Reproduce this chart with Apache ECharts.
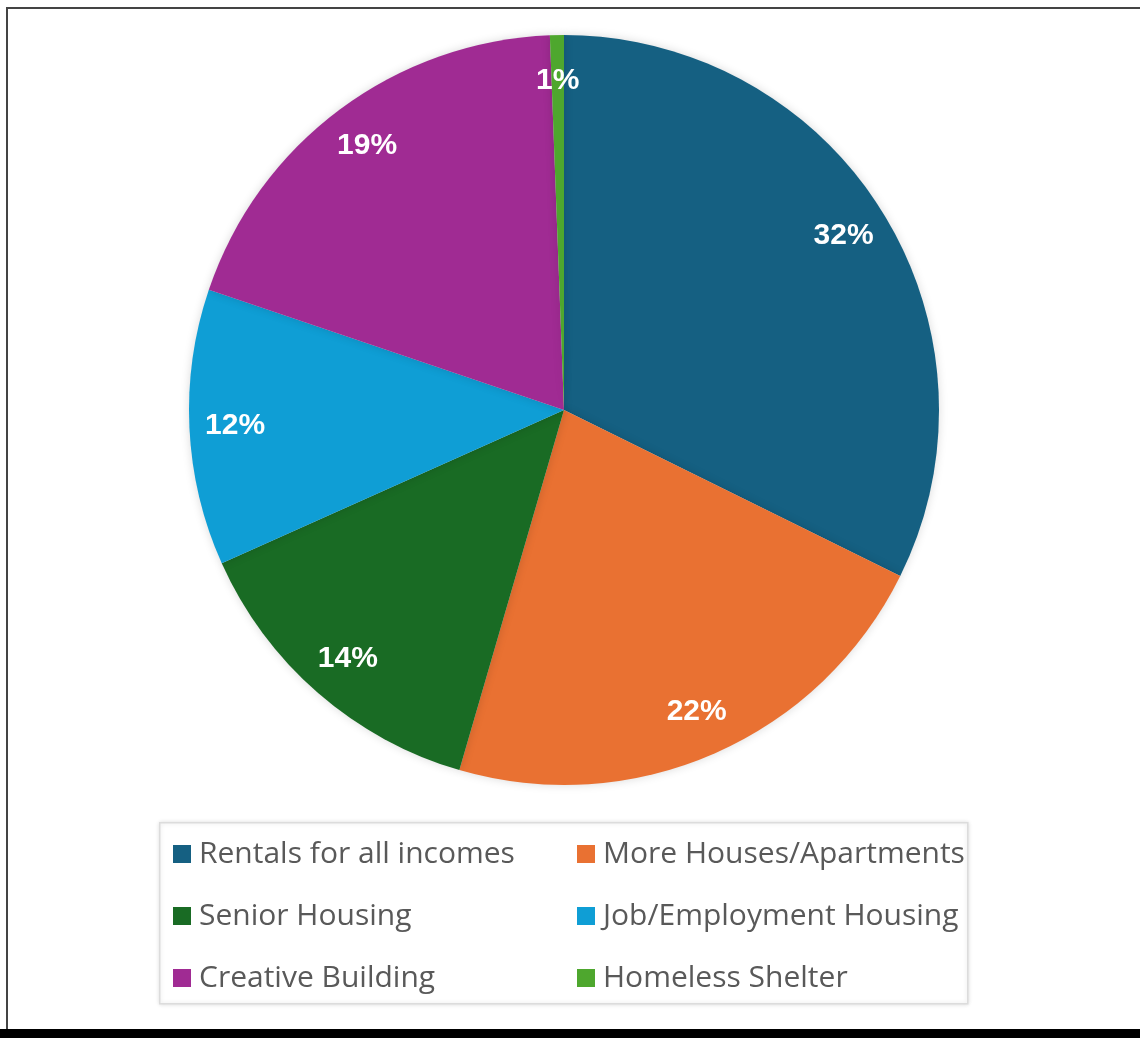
<!DOCTYPE html>
<html>
<head>
<meta charset="utf-8">
<script src="https://cdn.jsdelivr.net/npm/echarts@6/dist/echarts.min.js"></script>
<style>
html,body{margin:0;padding:0;background:#fff;}
#chart{width:1140px;height:1038px;}
</style>
</head>
<body>
<div id="chart"></div>
<script>
const categories = ['Rentals for all incomes','More Houses/Apartments','Senior Housing','Job/Employment Housing','Creative Building','Homeless Shelter'];
const values = [32.3, 22.2, 13.8, 11.9, 19.2, 0.6];
const colors = ['#156082','#E97132','#196B24','#0F9ED5','#A02B93','#4EA72E'];
const leftLegend = ['Rentals for all incomes','Senior Housing','Creative Building'];
const rightLegend = ['More Houses/Apartments','Job/Employment Housing','Homeless Shelter'];

const data = categories.map((c,i)=>({name:c, value:values[i], itemStyle:{color:colors[i]}}));
const R = 375;
const legendCommon = {
  orient:'vertical', top:839, padding:0, itemWidth:18, itemHeight:18, itemGap:32,
  icon:'rect', selectedMode:false,
  textStyle:{fontFamily:'Open Sans', fontSize:30, color:'#595959', padding:[0,0,0,3]}
};
const chart = echarts.init(document.getElementById('chart'));
chart.setOption({
  animation:false,
  backgroundColor:'#fff',
  graphic:[
    {type:'rect', left:159, top:822, shape:{width:808, height:181}, style:{fill:'#fff', stroke:'#dcdcdc', lineWidth:1.5, shadowBlur:4, shadowColor:'rgba(0,0,0,0.12)'}, z:-1},
    {type:'line', shape:{x1:7, y1:8, x2:1140, y2:8}, style:{stroke:'#444', lineWidth:2}},
    {type:'line', shape:{x1:7, y1:7, x2:7, y2:1030}, style:{stroke:'#444', lineWidth:2}},
    {type:'rect', shape:{x:0, y:1029, width:1140, height:9}, style:{fill:'#000'}}
  ],
  legend:[
    Object.assign({left:173, data:leftLegend}, legendCommon),
    Object.assign({left:577, data:rightLegend}, legendCommon)
  ],
  series:[
    {
      type:'pie', center:[564,410], radius:[0,R], startAngle:90, clockwise:true,
      data:data, label:{show:false}, labelLine:{show:false},
      itemStyle:{shadowBlur:10, shadowColor:'rgba(0,0,0,0.15)'},
      emphasis:{disabled:true}
    },
    {
      type:'pie', center:[564,410], radius:[0.74*R,R], startAngle:90, clockwise:true,
      percentPrecision:0,
      data:data.map(d=>({name:d.name, value:d.value})), silent:true,
      itemStyle:{color:'rgba(0,0,0,0)'},
      label:{show:true, position:'inside', formatter:'{d}%', color:'#fff', fontWeight:'bold', fontSize:30, fontFamily:'Liberation Sans'},
      labelLine:{show:false}, emphasis:{disabled:true}
    }
  ]
});
</script>
</body>
</html>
------------------------------------------------------------------------
# Given task:
Begin at the first line of the material and copy each line exactly through the one containing "const rightLegend = ['More". Omit pictures.

# Task output:
Reproduce this chart with Apache ECharts.
<!DOCTYPE html>
<html>
<head>
<meta charset="utf-8">
<script src="https://cdn.jsdelivr.net/npm/echarts@6/dist/echarts.min.js"></script>
<style>
html,body{margin:0;padding:0;background:#fff;}
#chart{width:1140px;height:1038px;}
</style>
</head>
<body>
<div id="chart"></div>
<script>
const categories = ['Rentals for all incomes','More Houses/Apartments','Senior Housing','Job/Employment Housing','Creative Building','Homeless Shelter'];
const values = [32.3, 22.2, 13.8, 11.9, 19.2, 0.6];
const colors = ['#156082','#E97132','#196B24','#0F9ED5','#A02B93','#4EA72E'];
const leftLegend = ['Rentals for all incomes','Senior Housing','Creative Building'];
const rightLegend = ['More Houses/Apartments','Job/Employment Housing','Homeless Shelter'];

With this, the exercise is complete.